== DATA SHOWN

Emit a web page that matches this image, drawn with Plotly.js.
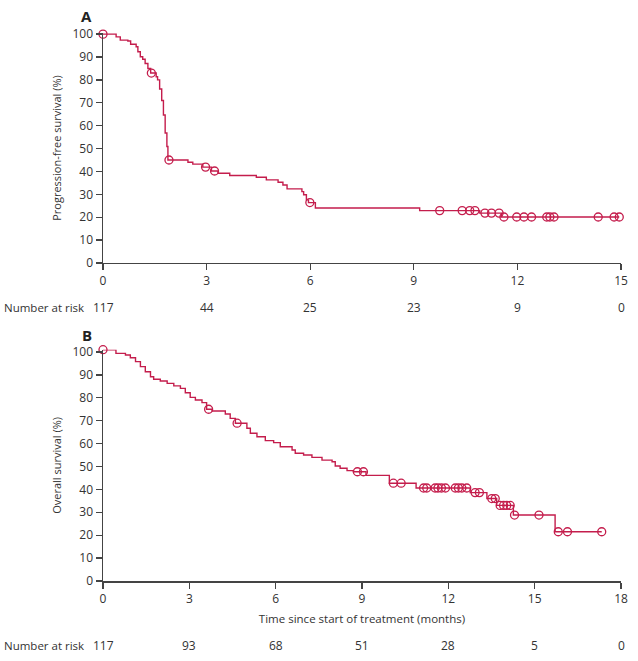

====
== DATA SHOWN

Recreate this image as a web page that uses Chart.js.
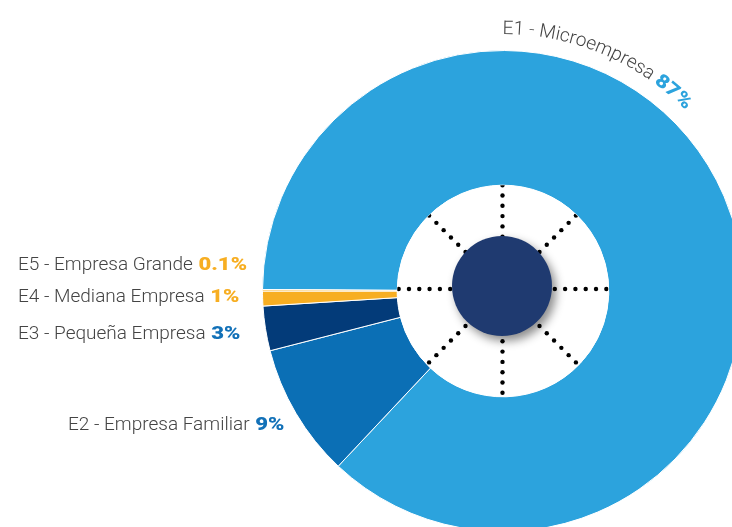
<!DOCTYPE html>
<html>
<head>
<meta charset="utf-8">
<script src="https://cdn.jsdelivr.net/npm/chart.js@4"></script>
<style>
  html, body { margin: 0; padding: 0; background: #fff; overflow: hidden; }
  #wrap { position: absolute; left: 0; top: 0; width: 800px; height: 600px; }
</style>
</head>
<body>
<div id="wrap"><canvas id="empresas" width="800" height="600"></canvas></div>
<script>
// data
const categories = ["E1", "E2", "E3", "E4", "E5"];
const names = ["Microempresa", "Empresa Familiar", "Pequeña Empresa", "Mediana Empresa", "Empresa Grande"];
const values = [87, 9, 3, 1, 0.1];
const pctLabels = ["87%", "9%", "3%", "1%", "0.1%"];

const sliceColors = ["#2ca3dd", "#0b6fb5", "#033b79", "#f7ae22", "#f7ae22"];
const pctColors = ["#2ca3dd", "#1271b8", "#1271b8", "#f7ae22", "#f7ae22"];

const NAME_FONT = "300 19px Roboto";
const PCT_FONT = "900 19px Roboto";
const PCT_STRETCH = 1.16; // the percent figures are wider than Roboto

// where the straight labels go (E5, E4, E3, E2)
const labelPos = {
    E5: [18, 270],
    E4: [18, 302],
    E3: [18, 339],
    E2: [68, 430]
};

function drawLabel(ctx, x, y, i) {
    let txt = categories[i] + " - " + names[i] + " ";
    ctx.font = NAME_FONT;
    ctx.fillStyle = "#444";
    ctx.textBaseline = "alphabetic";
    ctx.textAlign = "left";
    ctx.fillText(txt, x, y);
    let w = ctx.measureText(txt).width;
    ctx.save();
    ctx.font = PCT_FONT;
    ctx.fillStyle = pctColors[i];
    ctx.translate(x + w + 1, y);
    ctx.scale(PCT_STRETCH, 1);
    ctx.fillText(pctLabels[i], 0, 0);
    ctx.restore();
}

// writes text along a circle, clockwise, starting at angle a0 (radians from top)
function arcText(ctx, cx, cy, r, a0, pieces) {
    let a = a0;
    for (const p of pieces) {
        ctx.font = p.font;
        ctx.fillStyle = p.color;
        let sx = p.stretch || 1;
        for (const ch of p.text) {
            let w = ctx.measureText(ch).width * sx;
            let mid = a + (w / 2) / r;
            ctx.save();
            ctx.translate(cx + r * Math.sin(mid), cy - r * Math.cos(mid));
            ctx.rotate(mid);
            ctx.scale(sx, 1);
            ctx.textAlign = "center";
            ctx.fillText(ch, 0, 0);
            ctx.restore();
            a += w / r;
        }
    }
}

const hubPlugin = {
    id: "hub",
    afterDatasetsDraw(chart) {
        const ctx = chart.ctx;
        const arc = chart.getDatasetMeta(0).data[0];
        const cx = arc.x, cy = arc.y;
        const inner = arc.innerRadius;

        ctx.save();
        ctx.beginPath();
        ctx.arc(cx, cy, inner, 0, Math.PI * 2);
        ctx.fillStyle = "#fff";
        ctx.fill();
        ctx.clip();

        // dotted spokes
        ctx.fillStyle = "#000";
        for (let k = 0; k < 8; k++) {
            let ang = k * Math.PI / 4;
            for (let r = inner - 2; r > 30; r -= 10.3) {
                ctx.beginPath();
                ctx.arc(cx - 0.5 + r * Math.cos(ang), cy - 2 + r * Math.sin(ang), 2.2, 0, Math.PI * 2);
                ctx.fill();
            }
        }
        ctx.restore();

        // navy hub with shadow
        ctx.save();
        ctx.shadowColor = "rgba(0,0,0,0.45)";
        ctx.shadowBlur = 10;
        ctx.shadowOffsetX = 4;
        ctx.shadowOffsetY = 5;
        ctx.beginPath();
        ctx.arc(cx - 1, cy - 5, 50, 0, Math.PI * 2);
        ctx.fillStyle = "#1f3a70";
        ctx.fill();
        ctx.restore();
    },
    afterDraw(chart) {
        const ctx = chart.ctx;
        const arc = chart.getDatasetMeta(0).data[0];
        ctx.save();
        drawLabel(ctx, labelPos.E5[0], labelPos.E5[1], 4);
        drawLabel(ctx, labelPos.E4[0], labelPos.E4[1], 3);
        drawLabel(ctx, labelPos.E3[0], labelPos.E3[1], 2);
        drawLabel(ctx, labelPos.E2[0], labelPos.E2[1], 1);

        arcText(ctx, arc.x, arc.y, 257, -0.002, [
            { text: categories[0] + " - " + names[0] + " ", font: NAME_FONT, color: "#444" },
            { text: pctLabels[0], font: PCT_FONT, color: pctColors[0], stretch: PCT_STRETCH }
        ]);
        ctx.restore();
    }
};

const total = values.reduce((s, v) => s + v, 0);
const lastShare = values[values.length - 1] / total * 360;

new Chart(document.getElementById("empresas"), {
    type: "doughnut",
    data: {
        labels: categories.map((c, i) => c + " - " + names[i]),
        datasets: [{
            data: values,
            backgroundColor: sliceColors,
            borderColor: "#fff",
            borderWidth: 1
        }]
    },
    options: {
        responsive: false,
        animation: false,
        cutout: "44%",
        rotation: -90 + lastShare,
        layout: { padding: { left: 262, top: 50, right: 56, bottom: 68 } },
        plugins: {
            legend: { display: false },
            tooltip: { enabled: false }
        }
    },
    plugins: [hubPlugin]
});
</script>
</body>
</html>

====
== DATA SHOWN

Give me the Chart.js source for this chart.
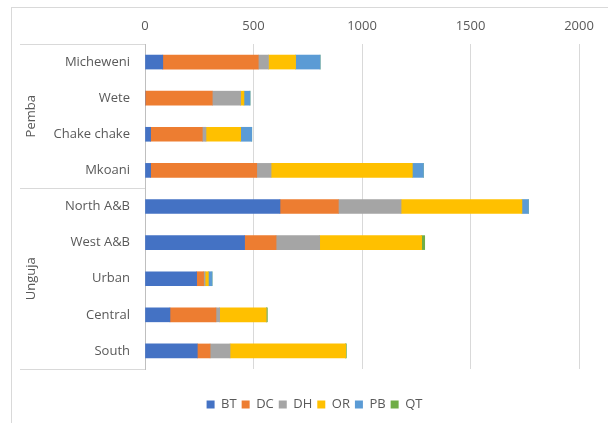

====

> [WORK REQUIRED]: Show the lines from the data above that contain the string "page".

> [SOLUTION TO THE EXERCISE]:
Emit a web page that matches this image, drawn with Plotly.js.
Recreate this image as a web page that uses Chart.js.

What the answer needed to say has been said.